/ 7 November 2001

Soulful ballads in a minor key

Let us now praise the French in South Africa, and the glittering array of West African musicians they have brought to our shores. Let us, in particular, praise them for importing Malian diva Rokia Traore, who performed at an overflowing Bass Line in Johannesburg this week.

Traore is an intriguing figure. Daughter of a diplomat who counts among her musical idols Ella Fitzgerald and Tina Turner, she has the diaphanous gown, close tonsure and Benin mask features of a Parisian model.

Accompanying herself on the acoustic guitar, she pitches her lyrics at the Westernised Malian youth. On her mould-breaking first album, Mouneissa, she tells women they need not marry and pitches one ballad at the children of divorced parents.

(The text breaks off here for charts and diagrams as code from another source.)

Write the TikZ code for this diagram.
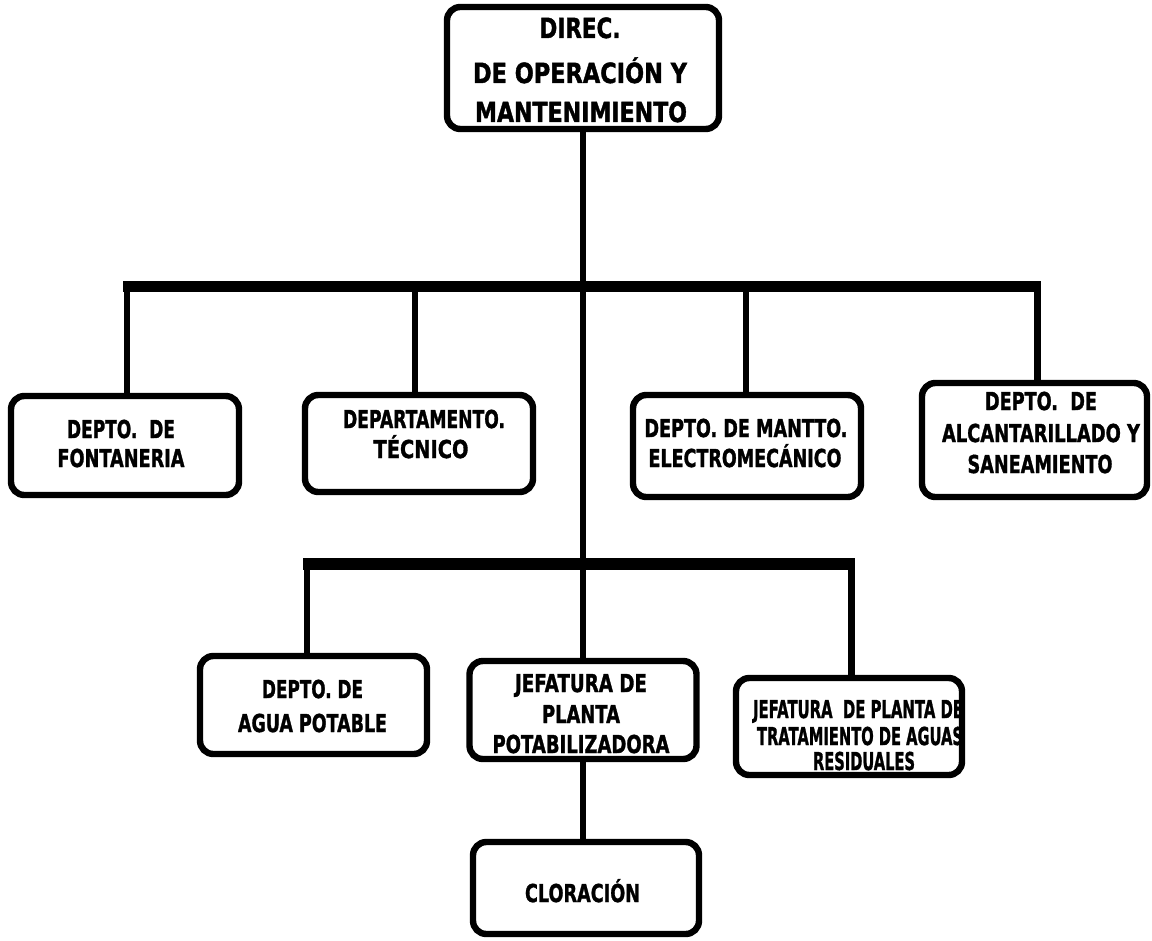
\documentclass[tikz,border=0pt]{standalone}
\usepackage{fontspec}
\usepackage{graphicx}
\newfontfamily\dvs[FakeBold=1.6]{DejaVu Sans Bold}
\newsavebox\fitbox
\newcommand\fitw[2]{\sbox\fitbox{#2}\pgfmathsetmacro\fitr{#1*0.75/\the\wd\fitbox}\scalebox{\fitr}[1]{\usebox\fitbox}}
\tikzset{
  orgbox/.style={draw, line width=4.8pt, rounded corners=10pt, inner sep=0pt, outer sep=0pt},
  wh/.style 2 args={minimum width=#1*0.75pt, minimum height=#2*0.75pt},
  barline/.style={line width=8.6pt},
  dropline/.style={line width=5pt},
  lbl/.style={anchor=base, inner sep=0pt, outer sep=0pt, font=\dvs\fontsize{18.5}{20}\selectfont},
  biglbl/.style={lbl, font=\dvs\fontsize{20.8}{22}\selectfont}
}
\begin{document}
\begin{tikzpicture}[x=0.75pt,y=-0.75pt]
\useasboundingbox (0,0) rectangle (1152,941);
% boxes
\node[orgbox, wh={272}{122}] (top) at (583,68) {};
\node[orgbox, wh={228}{99}] (b1) at (125,445.5) {};
\node[orgbox, wh={228}{97}] (b2) at (419,443.5) {};
\node[orgbox, wh={228}{102}] (b3) at (747,446) {};
\node[orgbox, wh={225}{114}] (b4) at (1034.5,440) {};
\node[orgbox, wh={227}{98}] (b5) at (313.5,705) {};
\node[orgbox, wh={227}{98}] (b6) at (583,710) {};
\node[orgbox, wh={226}{97}] (b7) at (849,726.5) {};
\node[orgbox, wh={226}{92}] (b8) at (586,888) {};
% bars and drop points
\coordinate (h1L) at (123,286.5);
\coordinate (h1R) at (1041,286.5);
\coordinate (d1) at (127,286.5);
\coordinate (d2) at (415,286.5);
\coordinate (d3) at (746,286.5);
\coordinate (d4) at (1037.5,286.5);
\coordinate (h2L) at (303,564);
\coordinate (h2R) at (855,564);
\coordinate (d5) at (307,564);
\coordinate (d7) at (851.5,564);
\draw[barline] (h1L) -- (h1R);
\draw[barline] (h2L) -- (h2R);
\draw[dropline] (top.south) -- (b6.north);
\draw[dropline] (b6.south) -- (b6.south |- b8.north);
\draw[dropline] (d1) -- (d1 |- b1.north);
\draw[dropline] (d2) -- (d2 |- b2.north);
\draw[dropline] (d3) -- (d3 |- b3.north);
\draw[dropline] (d4) -- (d4 |- b4.north);
\draw[dropline] (d5) -- (d5 |- b5.north);
\draw[dropline] (d7) -- (d7 |- b7.north);
% texts
\node[biglbl] (t0a) at (580,38) {\fitw{81}{DIREC.}};
\node[biglbl] (t0b) at (580,83) {\fitw{214}{DE OPERACIÓN Y}};
\node[biglbl] (t0c) at (581,122) {\fitw{212}{MANTENIMIENTO}};
\node[lbl] (t1a) at (121,438) {\fitw{108}{DEPTO.\ \ DE}};
\node[lbl] (t1b) at (121,467) {\fitw{127}{FONTANERIA}};
\node[lbl] (t2a) at (424,428) {\fitw{162}{DEPARTAMENTO.}};
\node[lbl] (t2b) at (421,458) {\fitw{95}{TÉCNICO}};
\node[lbl] (t3a) at (746,437) {\fitw{203}{DEPTO. DE MANTTO.}};
\node[lbl] (t3b) at (745,467) {\fitw{193}{ELECTROMECÁNICO}};
\node[lbl] (t4a) at (1041,410) {\fitw{112}{DEPTO.\ \ DE}};
\node[lbl] (t4b) at (1041,442) {\fitw{198}{ALCANTARILLADO Y}};
\node[lbl] (t4c) at (1040,473) {\fitw{145}{SANEAMIENTO}};
\node[lbl] (t5a) at (312.5,698) {\fitw{101}{DEPTO. DE}};
\node[lbl] (t5b) at (312.5,732) {\fitw{149}{AGUA POTABLE}};
\node[lbl] (t6a) at (581,692) {\fitw{132}{JEFATURA DE}};
\node[lbl] (t6b) at (581,723) {\fitw{78}{PLANTA}};
\node[lbl] (t6c) at (581,753) {\fitw{177}{POTABILIZADORA}};
\node[lbl] (t7a) at (858,718) {\fitw{210}{JEFATURA\ \ DE PLANTA DE}};
\node[lbl] (t7b) at (860,745) {\fitw{206}{TRATAMIENTO DE AGUAS}};
\node[lbl] (t7c) at (864,770) {\fitw{102}{RESIDUALES}};
\node[lbl] (t8a) at (582.5,902) {\fitw{115}{CLORACIÓN}};
\end{tikzpicture}
\end{document}
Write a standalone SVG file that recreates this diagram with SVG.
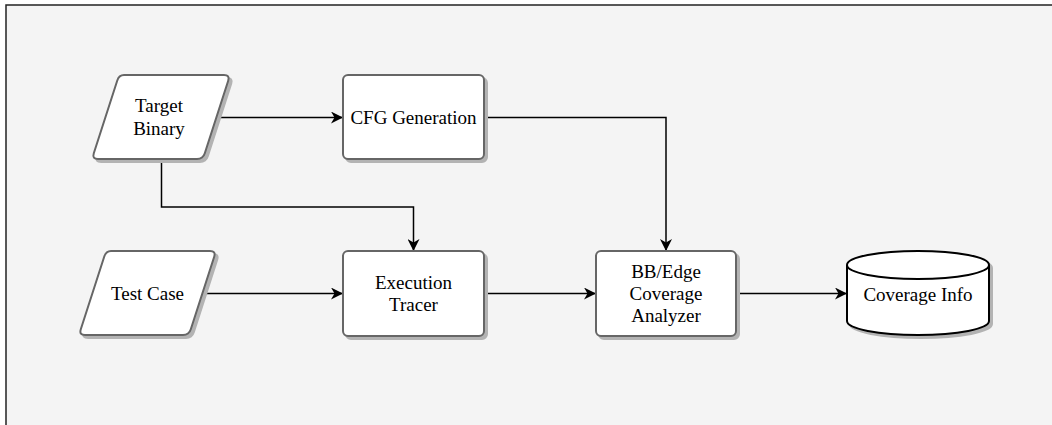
<svg xmlns="http://www.w3.org/2000/svg" width="1052" height="425" viewBox="0 0 1052 425">
  <style>
    .node { fill: #ffffff; stroke: #666666; stroke-width: 2; }
    .shadow { fill: #b3b3b3; stroke: #b3b3b3; stroke-width: 2; }
    .db { fill: #ffffff; stroke: #000000; stroke-width: 2; }
    .label { font-family: "Liberation Serif", "Times New Roman", serif; font-size: 19px; fill: #000000; text-anchor: middle; }
    .edge { fill: none; stroke: #000000; stroke-width: 1.5; }
  </style>
  <defs>
    <marker id="arrow" markerUnits="userSpaceOnUse" markerWidth="13" markerHeight="12" viewBox="0 0 13 12" refX="12" refY="6" orient="auto">
      <path d="M0,0 L12,6 L0,12 L3.5,6 Z" fill="#000000"/>
    </marker>
    <path id="shape-target" d="M124,75 H224 Q230,75 228.2,80.7 L204.8,153.3 Q203,159 197,159 H98 Q92,159 93.8,153.3 L117.2,80.7 Q119,75 124,75 Z"/>
    <path id="shape-test" d="M111,251 H210 Q216,251 214.2,256.7 L190.8,329.3 Q189,335 183,335 H85 Q79,335 80.8,329.3 L104.2,256.7 Q106,251 111,251 Z"/>
    <path id="shape-db" d="M847,265 A71,14 0 0 1 989,265 V321 A71,14 0 0 1 847,321 Z"/>
  </defs>

  <!-- background panel -->
  <rect x="6" y="5" width="1060" height="440" fill="#f4f4f4" stroke="#222222" stroke-width="1.5"/>

  <!-- connectors -->
  <g id="connectors">
    <path class="edge" d="M216.5,117.5 H343" marker-end="url(#arrow)"/>
    <path class="edge" d="M161.5,159 V207 H413.5 V251" marker-end="url(#arrow)"/>
    <path class="edge" d="M202.5,293.5 H343" marker-end="url(#arrow)"/>
    <path class="edge" d="M484,117.5 H666 V251" marker-end="url(#arrow)"/>
    <path class="edge" d="M484,293.5 H596" marker-end="url(#arrow)"/>
    <path class="edge" d="M736,293.5 H847" marker-end="url(#arrow)"/>
  </g>

  <g id="target-binary">
    <use href="#shape-target" class="shadow" transform="translate(3,3)"/>
    <use href="#shape-target" class="node"/>
    <text class="label" x="159" y="112">Target</text>
    <text class="label" x="159" y="135">Binary</text>
  </g>

  <g id="cfg-generation">
    <rect class="shadow" x="346" y="78" width="141" height="84" rx="5"/>
    <rect class="node" x="343" y="75" width="141" height="84" rx="5"/>
    <text class="label" x="413.5" y="124">CFG Generation</text>
  </g>

  <g id="test-case">
    <use href="#shape-test" class="shadow" transform="translate(3,3)"/>
    <use href="#shape-test" class="node"/>
    <text class="label" x="147.5" y="300">Test Case</text>
  </g>

  <g id="execution-tracer">
    <rect class="shadow" x="346" y="254" width="141" height="85" rx="5"/>
    <rect class="node" x="343" y="251" width="141" height="85" rx="5"/>
    <text class="label" x="413.5" y="289">Execution</text>
    <text class="label" x="413.5" y="311">Tracer</text>
  </g>

  <g id="coverage-analyzer">
    <rect class="shadow" x="599" y="254" width="140" height="85" rx="5"/>
    <rect class="node" x="596" y="251" width="140" height="85" rx="5"/>
    <text class="label" x="666" y="278">BB/Edge</text>
    <text class="label" x="666" y="300">Coverage</text>
    <text class="label" x="666" y="322">Analyzer</text>
  </g>

  <g id="coverage-info">
    <use href="#shape-db" class="shadow" transform="translate(3,3)"/>
    <use href="#shape-db" class="db"/>
    <path d="M847,265 A71,14 0 0 0 989,265" fill="none" stroke="#000000" stroke-width="2"/>
    <text class="label" x="918" y="300.5">Coverage Info</text>
  </g>
</svg>
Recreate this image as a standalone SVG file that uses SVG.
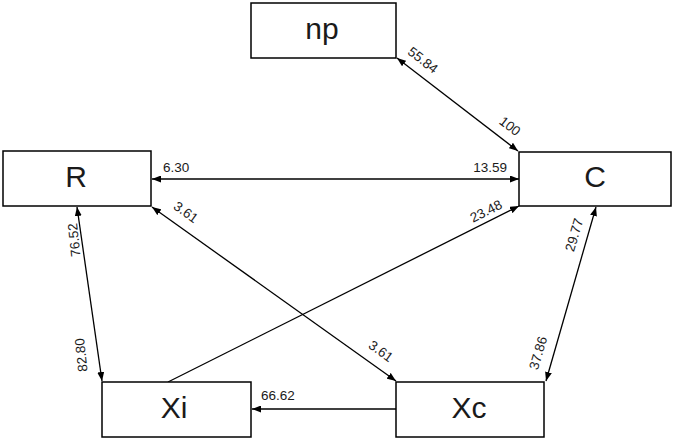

And yet she is flanked on stage by the most down-home, hard-core ethnic instrumentalists imaginable. The backing instruments include two n’goni, a lute with an animal-skin sounding box capable of only four chords, and the balafon, a wooden-key xylophone which uses as resonators hollow gourds ranging in size from a butternut to a watermelon.

Traore is not a traditional musician and it would be entirely wrong to see her performance as an exercise in ethnomusicology. The “back of beyond” stuff is an aesthetic choice. “I feel more inspired by acoustic and traditional instruments. I know their colours,” she told a US journalist.

The n’goni and the balafon, for example, are used in different parts of Mali and do not co-exist in a tribal setting. She certainly draws on the Malian griotte, or female praise-singer, and brought the tradition to bear in her closing song at the Bass Line, where she praised all her grinning accompanists in turn.

But she is really a contemporary folk-singer who mixes and matches the richly diverse musical resources of her homeland with other influences, including the French chanson triste. In this respect, she closely resembles her mentor, the Malian singer-guitarist Ali Faka Toure, chosen by Ry Cooder for a famous collaboration.

Traore’s albums suffer from an excess of soulful ballads in a minor key, and her first set on Tuesday night likewise. But once the rhythm section was beefed up with some brilliant playing on the talking drum, things started to cook.

The finale was 15-minute tour de force with brilliant syncopated interplay between lute and xylophone, the two percussionists, and Traore and her doo-wop girls. It also featured some nice sinuous combination dancing.

French West Africa has been the source of the most original African music for the past 20 years, in part because its musicians – unlike their counterparts in former British colonies — have the advantage of a large following in continental Europe.

We need to hear more of them. The surprisingly large turnout for Traore shows that the band of local enthusiasts is growing.